A Porch of My Own

A Porch of My Own

Friday, December 29, 2017

Walking on the Ashes of a Dream



As 2017 winds down, I’ve spent some time looking back on my year and one of the biggest decisions I’ve ever made. The decision to leave Texas and everything Rickie and I had spent almost 30 years building. It was scary; it was stressful; it was immensely sad both for me and my kids and grandkids; and lots of people thought it was crazy. And some still do. But it was mostly necessary. People tell me, when they hear my story, that I was brave (some say crazy) to leave my familiar home and come here, not knowing anyone. But it would have been harder to stay. We can’t fight our nature and it’s not my nature to sit around and cry and wring my hands when things go all to hell. I’ll do that for a while, most people will. But then it’s time to pick yourself up and take stock of your life. What you have and what you want.



I can sum up what I wanted in one sentence and often have when people ask me why on earth I left our place and came here to Colorado. And it’s this - while I’ll always be sad, there has to be some joy left in life for me. And so I set out to find that for me and for the kids and grandkids. As I told them, Rickie left us an opportunity for adventure and I meant to take advantage of it. Not just for me but for them.

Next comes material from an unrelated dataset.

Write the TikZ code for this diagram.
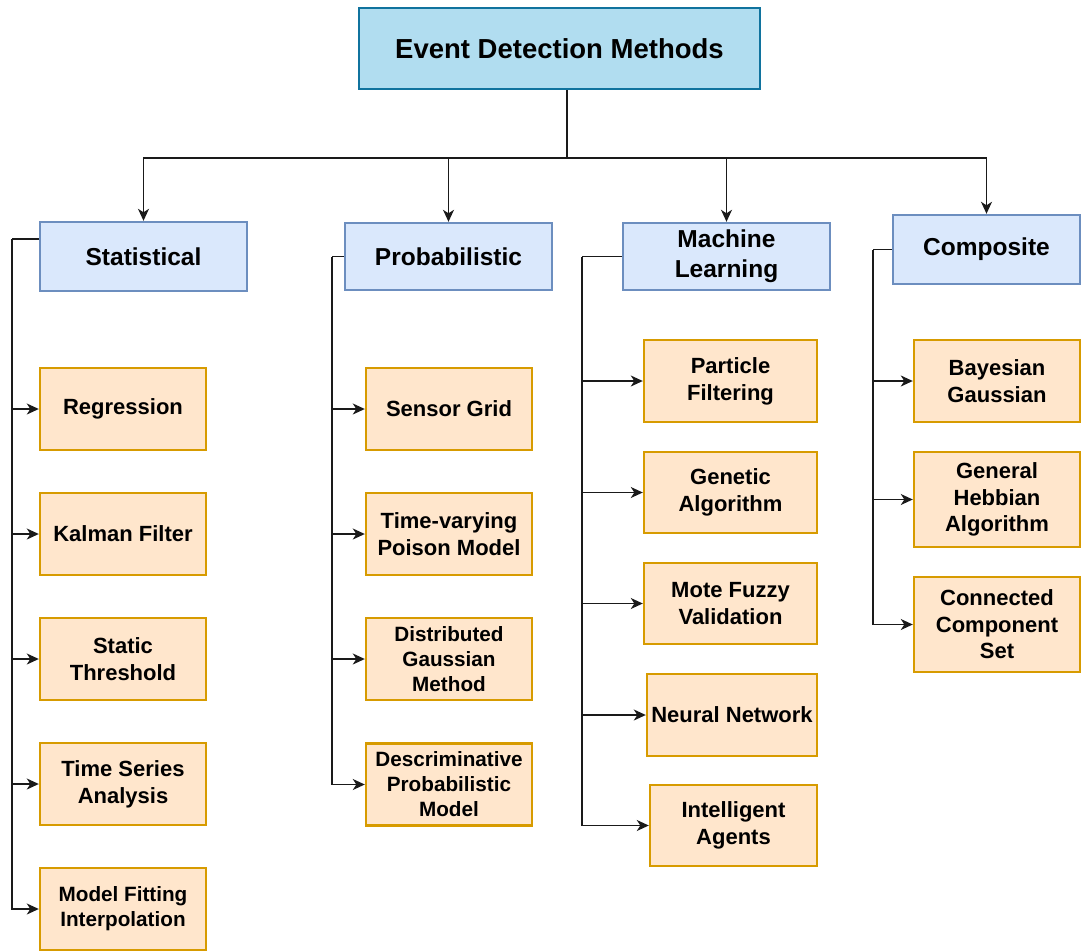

And it’s been the best thing I could have done. When I look back at photos of the ranch, it makes me sad. But it’s the life we had there that I’m sad about and that I miss. If I went back it would still be sad because what I miss isn’t there anymore. I read something a widow wrote the other day about why she moved when her husband died. She said his memory ambushed her at every corner she turned and she was emotionally drained all the time from the sadness. That summed up where I was.



It’s been a busy year here and it’s been an adventurous year for the family and friends that have been able to come over. We’ve all done things we’ve never done before. Some have been skiing and snowboarding, we’ve been horseback riding in the mountains, rafting and kayaking down the river, hiking, train riding, sitting in the hot springs, and practicing our snowshoeing for this winter. We’ve seen some beautiful sights and we’ve driven down some scary roads.



I’ve had a Christmas tree for the first time since Rickie died. This is the 4th Christmas without him. I decorated the cabin and put the lights that used to be on the ranch cabin up outside. There was joy in the house with grandkids here. And then more joy as I went to Denver to celebrate Christmas with Sarah and her family.



I accomplished some goals here at the new cabin this year. I had a deck built; I furnished the cabin since I left almost everything I had at the ranch; replaced all the broken mini blinds; moved piles of stone; mulched my planting beds and planted trees and perennials; dismantled an old greenhouse: replaced all my door locks (17!); painted the kitchen and bath; had my bedroom, living room wall, and staircase painted; cleared a pile of junk on the hill; replaced the appliances; painted the front and garage walk-through doors; made gravel paths, edging, and a garden area by the deck; and had someone haul off a giant pile of old posts by the driveway that had been there about 10 years. I’ve started a list of things I want to do next year.



I sold Rickie’s truck to our grandson and traded in my SUV for a Subaru, the state car of Colorado. I joined a great group of people that walk dogs at the animal shelter each week (and then we have lunch and they teach me all about Colorado) and I go one night most weeks to meet some friends to hear live music and have a drink. I know my neighbors and could call on them for help. I’ve sort of learned to drive in winter weather. Sort of.  And just this week I adopted two rescue cats from the animal shelter. All part of learning to live again.



In everything I do I see Rickie’s hand. Without the sacrifices we made all those years to have the ranch, I wouldn’t have been able to sell it and buy this place. Without his belief that we have to take every chance to grab happiness and joy when it presents itself, I wouldn’t have had the courage to go off on my own like I did. Without all the skills I learned from him, I wouldn’t have been as confident to do some of the things I do. And without his love for the natural world and how he instilled it in me and the kids and grandkids, I wouldn’t have picked this place of peace and beauty.

I sometimes wish we had sold the ranch when he was alive and come here. He would have loved the adventures we’ve had. And I believe had he lived we might have done just that after he was retired a couple of years. We talked about it many times and he was always ready to do something different. He was the only one in my family like that. And he taught me to be that way and I’m grateful. It’s made all the difference in my life. That road less traveled.

My grandson Larry Michael told me that Rickie lived on in me because he changed me into the person I am. And that when I went to Colorado people would know him because of who I now was. Sometimes when I’m doing something or making a decision that I never would have before, I’ll say Rickie is gone and so now I have to be Rickie. Sort of like Negan on Walking Dead and how all his people say they are Negan when asked who they are. In many ways, I am Rickie and so are all those he influenced.



It’s been quite a year, this 2017. I hope 2018 finds us courageous enough to face what life tosses at us and that if we find ourselves faced with choices, we don’t always take the familiar one. That road less traveled does, indeed, make all the difference.